Input Specification:
Each input file contains one test case. For each case, the first line gives two positive integers N (≤ 1,000), the number of vertices in the graph, and M (≤ 10,000), the number of directed edges. Then M lines follow, each gives the start and the end vertices of an edge. The vertices are numbered from 1 to N. After the graph, there is another positive integer K (≤ 100). Then K lines of query follow, each gives a permutation of all the vertices. All the numbers in a line are separated by a space.
Output Specification:
Print in a line all the indices of queries which correspond to "NOT a topological order". The indices start from zero. All the numbers are separated by a space, and there must no extra space at the beginning or the end of the line.
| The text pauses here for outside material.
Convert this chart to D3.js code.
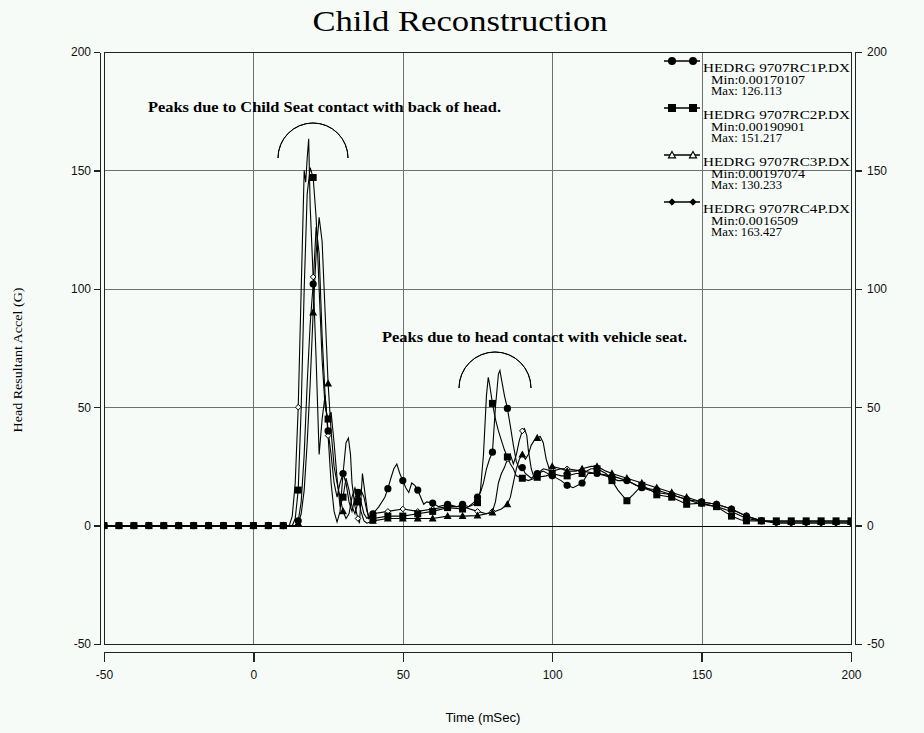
<!DOCTYPE html>
<html><head><meta charset="utf-8">
<script src="https://cdn.jsdelivr.net/npm/d3@7"></script>
<style>
html,body{margin:0;padding:0;background:#f6fbf8;}
svg{display:block;}
</style></head><body>
<svg id="c" width="924" height="733"></svg>
<script>
// ---------- data ----------
const xTicks = [-50, 0, 50, 100, 150, 200];
const yTicks = [-50, 0, 50, 100, 150, 200];
const titleText = "Child Reconstruction";
const xTitle = "Time (mSec)";
const yTitle = "Head Resultant Accel (G)";
const note1 = "Peaks due to Child Seat contact with back of head.";
const note2 = "Peaks due to head contact with vehicle seat.";
const seriesNames = ["HEDRG 9707RC1P.DX", "HEDRG 9707RC2P.DX", "HEDRG 9707RC3P.DX", "HEDRG 9707RC4P.DX"];
const seriesMin = ["Min:0.00170107", "Min:0.00190901", "Min:0.00197074", "Min:0.0016509"];
const seriesMax = ["Max: 126.113", "Max: 151.217", "Max: 130.233", "Max: 163.427"];
const seriesMarkers = ["circle", "square", "triangle", "diamond"];

const baseline = [[-50,0],[-45,0],[-40,0],[-35,0],[-30,0],[-25,0],[-20,0],[-15,0],[-10,0],[-5,0],[0,0],[5,0],[10,0]];

const series1 = baseline.concat([
 [14,0],[15,2],[16,10],[17,30],[18,60],[19,85],[20,102],[21,126.1],[22,115],[23,80],[24,55],[25,40],[26,30],[27,18],[28,12],[29,18],[30,22],[31,18],[32,10],[33,6],[34,12],[35,14],[36,10],[37,5],[38,3],[40,5],[42,8],[44,12],[45,15.6],[46,20],[47,24],[48,26],[49,22],[50,19],[51,16],[52,14],[53,18],[54,17],[55,15],[56,12],[57,9],[58,10],[60,9.5],[62,8],[65,9],[68,8],[70,9],[72,8],[74,10],[75,12],[76,14],[77,18],[78,24],[79,28],[80,31],[81,50],[82,64],[82.5,65.5],[83,62],[84,55],[85,49.5],[86,42],[87,34],[88,27],[89,24],[90,24.5],[91,22],[93,20],[95,22],[97,23],[100,21],[103,19],[105,17],[107,16],[110,18],[112,22],[115,22],[118,21],[120,20],[122,19],[125,19],[128,17],[130,16],[135,15],[140,13],[145,11],[150,10],[155,9],[160,7],[165,4],[170,2],[175,1.5],[180,1.5],[185,1.5],[190,1.5],[195,1.5],[200,1.5]
]);
const series2 = baseline.concat([
 [13,0],[14,3],[15,15],[16,50],[17,100],[18,140],[19,151.2],[20,147],[21,130],[22,100],[23,70],[24,50],[25,45],[26,48],[27,35],[28,20],[29,8],[30,12],[31,20],[32,15],[33,8],[34,5],[35,10],[36,15],[37,12],[38,6],[39,3],[40,3],[45,4],[50,4],[55,5],[60,6],[65,7.6],[70,7],[72,8],[74,9],[75,9.7],[76,15],[77,30],[78,55],[78.6,62.6],[79,60],[80,51.6],[81,45],[82,40],[83,36],[84,32],[85,29],[86,26],[87,24],[88,21],[90,20],[92,19],[95,20.4],[98,21],[100,22],[103,21],[105,21],[108,22],[110,22],[113,24],[115,24],[118,22],[120,19],[122,15],[125,10.5],[127,13],[130,17],[133,15],[135,13],[140,12],[145,9],[150,9.5],[155,8],[160,4],[163,2.5],[165,2],[170,2],[175,2],[180,2],[185,2],[190,2],[195,2],[200,2]
]);
const series3 = baseline.concat([
 [14,0],[15,1],[16,5],[17,15],[18,35],[19,60],[20,90],[21,115],[22,130.2],[23,120],[24,90],[25,60],[26,40],[27,25],[28,18],[29,12],[30,6],[31,3],[32,5],[33,12],[34,16],[35,12],[36,6],[37,2],[38,1],[40,2],[45,3],[50,3],[55,3],[60,3],[65,4],[70,4],[75,4.2],[80,5.5],[83,7],[85,9],[86,12],[87,18],[88,24],[89,28],[90,30],[91,28],[92,30],[93,34],[94,36],[95,37],[96,37.6],[97,35],[98,28],[99,24],[100,25],[103,24],[105,23],[108,23],[110,24],[113,25],[115,25],[118,23],[120,22],[125,20],[130,18],[135,16],[140,14],[145,12],[150,10],[155,9],[160,7],[165,4],[170,2],[175,1.5],[180,1.5],[185,1.5],[190,1.5],[195,1.5],[200,1.5]
]);
const series4 = baseline.concat([
 [12,0],[13,4],[14,18],[15,50],[16,100],[17,150],[17.5,145],[18,155],[18.5,163.4],[19,135],[20,105],[21,70],[22,30],[23,45],[24,55],[25,38],[26,18],[27,6],[28,1.5],[29,6],[30,22],[31,35],[31.8,37],[32.5,30],[33,18],[34,8],[35,3],[35.5,1],[36.5,22],[37.5,12],[38.5,3],[40,5],[45,6],[50,7],[55,6],[60,7],[65,8],[70,8],[75,6],[78,5],[80,6],[81,10],[82,18],[83,22],[84,24.5],[85,28],[86,30],[87,26],[88,30],[89,36],[90,40],[90.7,41],[91.5,38],[92,32],[93,24],[94,20],[95,22],[97,24],[100,23],[103,24],[105,24],[110,23],[115,22],[120,21],[125,19],[130,16],[135,14],[140,13],[145,11],[150,9],[155,8],[160,6],[165,3],[170,2],[175,1],[180,1],[185,1],[190,1],[195,1],[200,1]
]);
const allSeries = [series1, series2, series3, series4];

// ---------- layout ----------
const svg = d3.select("#c");
const W = 924, H = 733;
const L = 104, R = 851, T = 52, B = 644;
const x = d3.scaleLinear().domain([-50, 200]).range([L, R]);
const y = d3.scaleLinear().domain([-50, 200]).range([B, T]);
const bg = "#f6fbf8";
svg.append("rect").attr("width", W).attr("height", H).attr("fill", bg);

svg.append("defs").append("clipPath").attr("id", "plotClip")
  .append("rect").attr("x", L).attr("y", T).attr("width", R - L).attr("height", B - T);

// grid
const grid = svg.append("g").attr("shape-rendering", "crispEdges");
grid.selectAll(".vg").data(xTicks.filter(d => d > -50 && d < 200)).join("line")
  .attr("x1", d => Math.round(x(d)) + 0.5).attr("x2", d => Math.round(x(d)) + 0.5)
  .attr("y1", T).attr("y2", B).attr("stroke", "#707070").attr("stroke-width", 1);
grid.selectAll(".hg").data(yTicks.filter(d => d > -50 && d < 200 && d !== 0)).join("line")
  .attr("y1", d => Math.round(y(d)) + 0.5).attr("y2", d => Math.round(y(d)) + 0.5)
  .attr("x1", L).attr("x2", R).attr("stroke", "#707070").attr("stroke-width", 1);
grid.append("line").attr("x1", L).attr("x2", R)
  .attr("y1", Math.round(y(0)) + 0.5).attr("y2", Math.round(y(0)) + 0.5)
  .attr("stroke", "#000").attr("stroke-width", 1);

// frame
svg.append("rect").attr("x", L + 0.5).attr("y", T + 0.5).attr("width", R - L).attr("height", B - T)
  .attr("fill", "none").attr("stroke", "#222").attr("stroke-width", 1.2).attr("shape-rendering", "crispEdges");

// axes
const tickFont = "Liberation Sans, Arial, sans-serif";
const fmt = d => String(d);
function styleAxis(g) {
  g.attr("shape-rendering", "crispEdges");
  g.selectAll("path").attr("stroke", "#222").attr("stroke-width", 1.2);
  g.selectAll("line").attr("stroke", "#222").attr("stroke-width", 1.2);
  g.selectAll("text").attr("font-family", tickFont).attr("font-size", 12).attr("fill", "#111");
}
svg.append("g").attr("transform", `translate(${L - 4},0)`)
  .call(d3.axisLeft(y).tickValues(yTicks).tickFormat(fmt).tickSize(6).tickSizeOuter(0).tickPadding(3))
  .call(styleAxis);
svg.append("g").attr("transform", `translate(${R + 4},0)`)
  .call(d3.axisRight(y).tickValues(yTicks).tickFormat(fmt).tickSize(7).tickSizeOuter(0).tickPadding(5))
  .call(styleAxis);
svg.append("g").attr("transform", `translate(0,${B + 8})`)
  .call(d3.axisBottom(x).tickValues(xTicks).tickFormat(fmt).tickSize(10).tickSizeOuter(0).tickPadding(8))
  .call(styleAxis);

// series lines
const plot = svg.append("g").attr("clip-path", "url(#plotClip)");
const line = d3.line().x(d => x(d[0])).y(d => y(d[1]));
allSeries.forEach(s => {
  plot.append("path").datum(s).attr("d", line)
    .attr("fill", "none").attr("stroke", "#000").attr("stroke-width", 1.1);
});

// markers
function drawMarker(g, type, cx, cy, big, fill) {
  if (type === "circle") {
    g.append("circle").attr("cx", cx).attr("cy", cy).attr("r", big ? 4 : 3.6).attr("fill", "#000");
  } else if (type === "square") {
    const s = big ? 8 : 7;
    g.append("rect").attr("x", cx - s / 2).attr("y", cy - s / 2).attr("width", s).attr("height", s).attr("fill", "#000");
  } else if (type === "triangle") {
    const s = big ? 3.6 : 3;
    g.append("path").attr("d", `M${cx},${cy - s}L${cx + s},${cy + s * 0.8}L${cx - s},${cy + s * 0.8}Z`)
      .attr("fill", fill).attr("stroke", "#000").attr("stroke-width", 1.1);
  } else {
    const s = big ? 3.2 : 2.8;
    g.append("path").attr("d", `M${cx},${cy - s}L${cx + s},${cy}L${cx},${cy + s}L${cx - s},${cy}Z`)
      .attr("fill", fill).attr("stroke", "#000").attr("stroke-width", 1);
  }
}
// draw order: diamonds, triangles, circles, squares (squares end up on top, as in the reference)
[3, 2, 0, 1].forEach(i => {
  const mg = plot.append("g");
  allSeries[i].filter(d => d[0] % 5 === 0).forEach(d => {
    drawMarker(mg, seriesMarkers[i], x(d[0]), y(d[1]), false, i === 3 ? bg : "#000");
  });
});

// legend
const lg = svg.append("g").attr("clip-path", "url(#plotClip)");
const serif = "Liberation Serif, Times New Roman, serif";
seriesNames.forEach((nm, i) => {
  const ly = 61 + 47 * i;
  lg.append("line").attr("x1", 664).attr("x2", 700).attr("y1", ly).attr("y2", ly)
    .attr("stroke", "#000").attr("stroke-width", 1.5);
  drawMarker(lg, seriesMarkers[i], 672, ly, true, i === 2 ? bg : "#000");
  drawMarker(lg, seriesMarkers[i], 693, ly, true, i === 2 ? bg : "#000");
  lg.append("text").attr("x", 703).attr("y", ly + 11).text(nm)
    .attr("font-family", serif).attr("font-size", 13.5)
    .attr("textLength", 147).attr("lengthAdjust", "spacingAndGlyphs").attr("fill", "#000");
  lg.append("text").attr("x", 711).attr("y", ly + 23).text(seriesMin[i])
    .attr("font-family", serif).attr("font-size", 11.5)
    .attr("textLength", i === 3 ? 87 : 94).attr("lengthAdjust", "spacingAndGlyphs").attr("fill", "#000");
  lg.append("text").attr("x", 711).attr("y", ly + 34).text(seriesMax[i])
    .attr("font-family", serif).attr("font-size", 11.5)
    .attr("textLength", 71).attr("lengthAdjust", "spacingAndGlyphs").attr("fill", "#000");
});

// annotations
svg.append("text").attr("x", 148).attr("y", 112).text(note1)
  .attr("font-family", serif).attr("font-weight", "bold").attr("font-size", 15)
  .attr("textLength", 353).attr("lengthAdjust", "spacingAndGlyphs");
svg.append("text").attr("x", 382).attr("y", 342).text(note2)
  .attr("font-family", serif).attr("font-weight", "bold").attr("font-size", 15)
  .attr("textLength", 305).attr("lengthAdjust", "spacingAndGlyphs");
const arc = d3.arc();
svg.append("path").attr("transform", "translate(313,158)")
  .attr("d", arc({innerRadius: 35, outerRadius: 35, startAngle: -Math.PI / 2, endAngle: Math.PI / 2}))
  .attr("fill", "none").attr("stroke", "#000").attr("stroke-width", 1);
svg.append("path").attr("transform", "translate(495,388)")
  .attr("d", arc({innerRadius: 36, outerRadius: 36, startAngle: -Math.PI / 2, endAngle: Math.PI / 2}))
  .attr("fill", "none").attr("stroke", "#000").attr("stroke-width", 1);

// titles
svg.append("text").attr("x", 460).attr("y", 31).attr("text-anchor", "middle").text(titleText)
  .attr("font-family", serif).attr("font-size", 30)
  .attr("textLength", 295).attr("lengthAdjust", "spacingAndGlyphs");
svg.append("text").attr("x", 483).attr("y", 722).attr("text-anchor", "middle").text(xTitle)
  .attr("font-family", tickFont).attr("font-size", 12)
  .attr("textLength", 75).attr("lengthAdjust", "spacingAndGlyphs");
svg.append("text").attr("transform", "translate(22,360) rotate(-90)").attr("text-anchor", "middle").text(yTitle)
  .attr("font-family", serif).attr("font-size", 12)
  .attr("textLength", 145).attr("lengthAdjust", "spacingAndGlyphs");
</script>
</body></html>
It is graranteed that there is at least one answer.
Sample Input:
6 8
1 2
1 3
5 2
5 4
2 3
2 6
3 4
6 4
5
1 5 2 3 6 4
5 1 2 6 3 4
5 1 2 3 6 4
5 2 1 6 3 4
1 2 3 4 5 6
Sample Output:
3 4
#include<iostream>
#include<vector>
using namespace std;
int main(){
int n, m;
cin >> n >> m;
// vector<int> in_graph[1001];
vector<int> out_graph[1001];
vector<int> pre_vec(n + 1);
for(int i = 0; i < m; i++){
int start, end;
scanf("%d %d", &start, &end);
out_graph[start].push_back(end);
// in_graph[end].push_back(start);
pre_vec[end]++;
}
int k;
cin >> k;
vector<int> out_result;
for(int i = 0; i < k; i++){
vector<int> temp_pre_vec(pre_vec.begin(), pre_vec.end());
bool flag = true;
vector<int> in_result(n);
for(int z = 0; z < n; z++)
scanf("%d", &in_result[z]);
for(int z = 0; z < n; z++){
int temp = in_result[z];
if(temp_pre_vec[temp] > 0){
flag = false;
break;
}
for(int j = 0; j < out_graph[temp].size(); j++){
temp_pre_vec[out_graph[temp][j]]--;
}
}
if(!flag){
out_result.push_back(i);
}
}
printf("%d", out_result[0]);
for(int i = 1; i < out_result.size(); i++)
printf(" %d", out_result[i]);
return 0;
}